That sort of happend to a friend of mine back when he was in college. He goes to his gf's house (she lives with her mom), they have one too many drinks, end up passing out in her bedroom. He wakes up to find the gf has left for school but that his dick is being sucked, turns out it was the mom giving him one, she thought he was still out of it. Needless to say, he didn't mention anything, both he and the gf's mom had this thing go on for over a year until the gf found out. Messed up family.


----------



## Samwell Seed Well (Oct 24, 2011)

we did it . . . .


----------



## Nusky (Oct 24, 2011)

Well, I moved around a lot, every time I actually found a girl who was genuinely attracted to me, it was time to move (military family). Seriously, we wouldn't move then all of a sudden I know for a fact a girl likes me, it's time to move. So about 7 years ago I got a job at walmart. I worked at night for 3 years.

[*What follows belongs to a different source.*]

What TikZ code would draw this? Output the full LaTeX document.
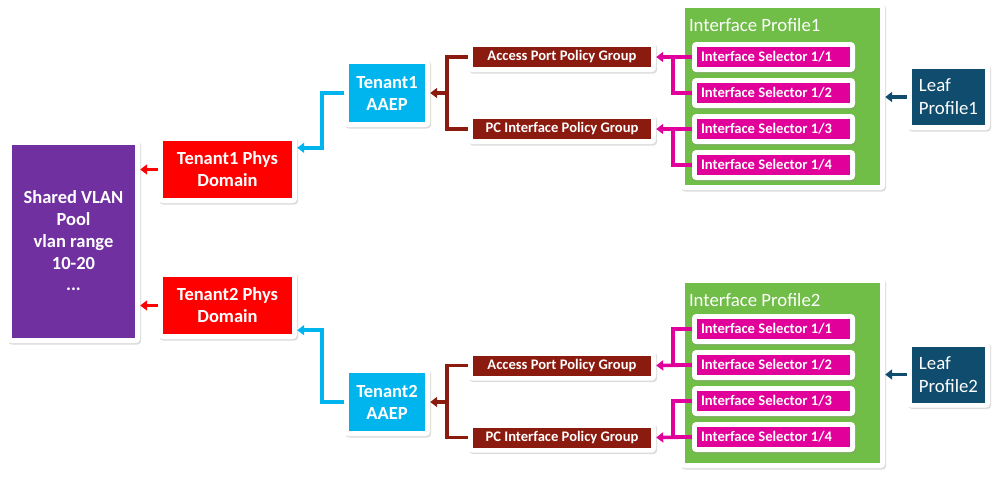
\documentclass[tikz,border=0pt]{standalone}
\usepackage{fontspec}
\setmainfont{Carlito}
\usetikzlibrary{positioning, calc, shadows, arrows.meta}
\definecolor{poolcol}{HTML}{7030A0}
\definecolor{domcol}{HTML}{FF0000}
\definecolor{aaepcol}{HTML}{00B5EE}
\definecolor{pgcol}{HTML}{8B1A0F}
\definecolor{ipcol}{HTML}{70BD48}
\definecolor{selcol}{HTML}{E1009A}
\definecolor{leafcol}{HTML}{0F4C6D}

\begin{document}
\begin{tikzpicture}[x=1pt, y=-1pt,
        box/.style={fill=white, rounded corners=4pt, inner sep=0pt, text=white, align=center,
            drop shadow={shadow xshift=1.2pt, shadow yshift=-1.6pt, opacity=0.3, fill=black!45},
            path picture={\fill[#1, sharp corners] ([shift={(5pt,5pt)}]path picture bounding box.south west) rectangle ([shift={(-5pt,-5pt)}]path picture bounding box.north east);}},
        big/.style={font=\fontsize{18.5}{22}\selectfont\bfseries},
        small/.style={font=\fontsize{14.6}{16}\selectfont\bfseries},
        plain/.style={font=\fontsize{18.8}{23}\selectfont},
        selbox/.style={box=selcol, small, text width=145pt, align=flush left, minimum width=163pt, minimum height=30pt},
        link/.style={line width=3.6pt, draw=#1},
        tip/.style={-{Triangle[length=7pt,width=10pt]}}]
        \useasboundingbox (0,0) rectangle (999,480);

        %vlan pool e domini
        \node[box=poolcol, big, minimum width=133pt, minimum height=203pt] (pool) at (73.5,241.5) {Shared VLAN\\Pool\\vlan range\\10-20\\\raisebox{1pt}{...}};
        \node[box=domcol, big, minimum width=139pt, minimum height=67pt] (dom1) at (227.5,169.5) {Tenant1 Phys\\Domain};
        \node[box=domcol, big, minimum width=139pt, minimum height=67pt] (dom2) at (227.5,305.5) {Tenant2 Phys\\Domain};

        %aaep
        \node[box=aaepcol, big, minimum width=86pt, minimum height=68pt] (aaep1) at (387,93) {Tenant1\\AAEP};
        \node[box=aaepcol, big, minimum width=86pt, minimum height=68pt] (aaep2) at (387,402) {Tenant2\\AAEP};

        %policy group
        \node[box=pgcol, small, minimum width=188pt, minimum height=30pt] (ap1) at (562,57) {Access Port Policy Group};
        \node[box=pgcol, small, minimum width=188pt, minimum height=30pt] (pc1) at (562,129) {PC Interface Policy Group};
        \node[box=pgcol, small, minimum width=188pt, minimum height=30pt] (ap2) at (562,365.5) {Access Port Policy Group};
        \node[box=pgcol, small, minimum width=188pt, minimum height=30pt] (pc2) at (562,437.5) {PC Interface Policy Group};

        %interface profile
        \node[box=ipcol, minimum width=205pt, minimum height=187pt] (ip1) at (782.5,96.5) {};
        \node[text=white, plain, anchor=base west, inner sep=0pt] (ipt1) at ([shift={(9pt,-29pt)}]ip1.north west) {Interface Profile1};
        \node[box=ipcol, minimum width=205pt, minimum height=190pt] (ip2) at (782.5,373) {};
        \node[text=white, plain, anchor=base west, inner sep=0pt] (ipt2) at ([shift={(9pt,-29pt)}]ip2.north west) {Interface Profile2};

        %interface selector
        \node[selbox] (s11) at (773.5,57) {Interface Selector 1/1};
        \node[selbox] (s12) at (773.5,93) {Interface Selector 1/2};
        \node[selbox] (s13) at (773.5,129) {Interface Selector 1/3};
        \node[selbox] (s14) at (773.5,165) {Interface Selector 1/4};
        \node[selbox] (s21) at (773.5,329) {Interface Selector 1/1};
        \node[selbox] (s22) at (773.5,365) {Interface Selector 1/2};
        \node[selbox] (s23) at (773.5,401) {Interface Selector 1/3};
        \node[selbox] (s24) at (773.5,437) {Interface Selector 1/4};

        %leaf profile
        \node[box=leafcol, plain, align=left, minimum width=83pt, minimum height=66pt] (leaf1) at (948.5,97) {Leaf\\Profile1};
        \node[box=leafcol, plain, align=left, minimum width=83pt, minimum height=66pt] (leaf2) at (948.5,374.5) {Leaf\\Profile2};

        %frecce dominio -> pool
        \draw[link=domcol, tip] (dom1.west) -- (dom1.west -| pool.east);
        \draw[link=domcol, tip] (dom2.west) -- (dom2.west -| pool.east);

        %frecce aaep -> dominio
        \draw[link=aaepcol, tip] (aaep1.west) -- ++(-22,0) |- ([yshift=-12pt]dom1.north east);
        \draw[link=aaepcol, tip] (aaep2.west) -- ++(-22,0) |- ([yshift=9pt]dom2.south east);

        %frecce policy group -> aaep
        \draw[link=pgcol] (ap1.west) -- ++(-21,0) coordinate (br1) |- (pc1.west);
        \draw[link=pgcol, tip] (br1 |- aaep1.east) -- (aaep1.east);
        \draw[link=pgcol] (ap2.west) -- ++(-21,0) coordinate (br2) |- (pc2.west);
        \draw[link=pgcol, tip] (br2 |- aaep2.east) -- (aaep2.east);

        %frecce selector -> policy group
        \draw[link=selcol] (s12.west) -- ++(-19,0) |- (s11.west);
        \draw[link=selcol, tip] (s11.west) -- (ap1.east);
        \draw[link=selcol] (s14.west) -- ++(-19,0) |- (s13.west);
        \draw[link=selcol, tip] (s13.west) -- (pc1.east);
        \draw[link=selcol] (s21.west) -- ++(-19,0) |- (s22.west);
        \draw[link=selcol, tip] (s22.west) -- (ap2.east);
        \draw[link=selcol] (s23.west) -- ++(-19,0) |- (s24.west);
        \draw[link=selcol, tip] (s24.west) -- (pc2.east);

        %frecce leaf -> interface profile
        \draw[link=leafcol, tip] (leaf1.west) -- (leaf1.west -| ip1.east);
        \draw[link=leafcol, tip] (leaf2.west) -- (leaf2.west -| ip2.east);
\end{tikzpicture}
\end{document}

After the second year, this new (to me) duty manager was there. She ALWAYS walked down past me during the meetings to go to the front office, so I always got to check out her ass. She was the last good looking women I got to see before work started, ever other female I worked with was REALLY old or just not that attractive.

So eventually I got a job during the day shift. I've been listening to erotic hypnosis at the time, it seemed to have a pretty good effect on me although not orgasmic, it was something good to do before watching porn. One day there was a pickup at the cash register, sure enough it was her. Next thing I knew I just blurted out I love you. I explained to her that I think shes really hot, and that she was the last good looking women I saw each night. She didn't say anything, so I just continued talking and talking and talking. I don't know why but I grabbed her hand and put it down my pants, no joke, I was really hard. She held it for a few seconds then took it away. Still didn't say anything or even move for that matter. I even asked her if she was going to do something, walk away, or slap me, or report me, but nothing happened. I told her a few things that would improve the store, and believe it or not, I took a programming class in which we built an inventory system, I told her how to improve and modernize the inventory system, which they did end up implementing.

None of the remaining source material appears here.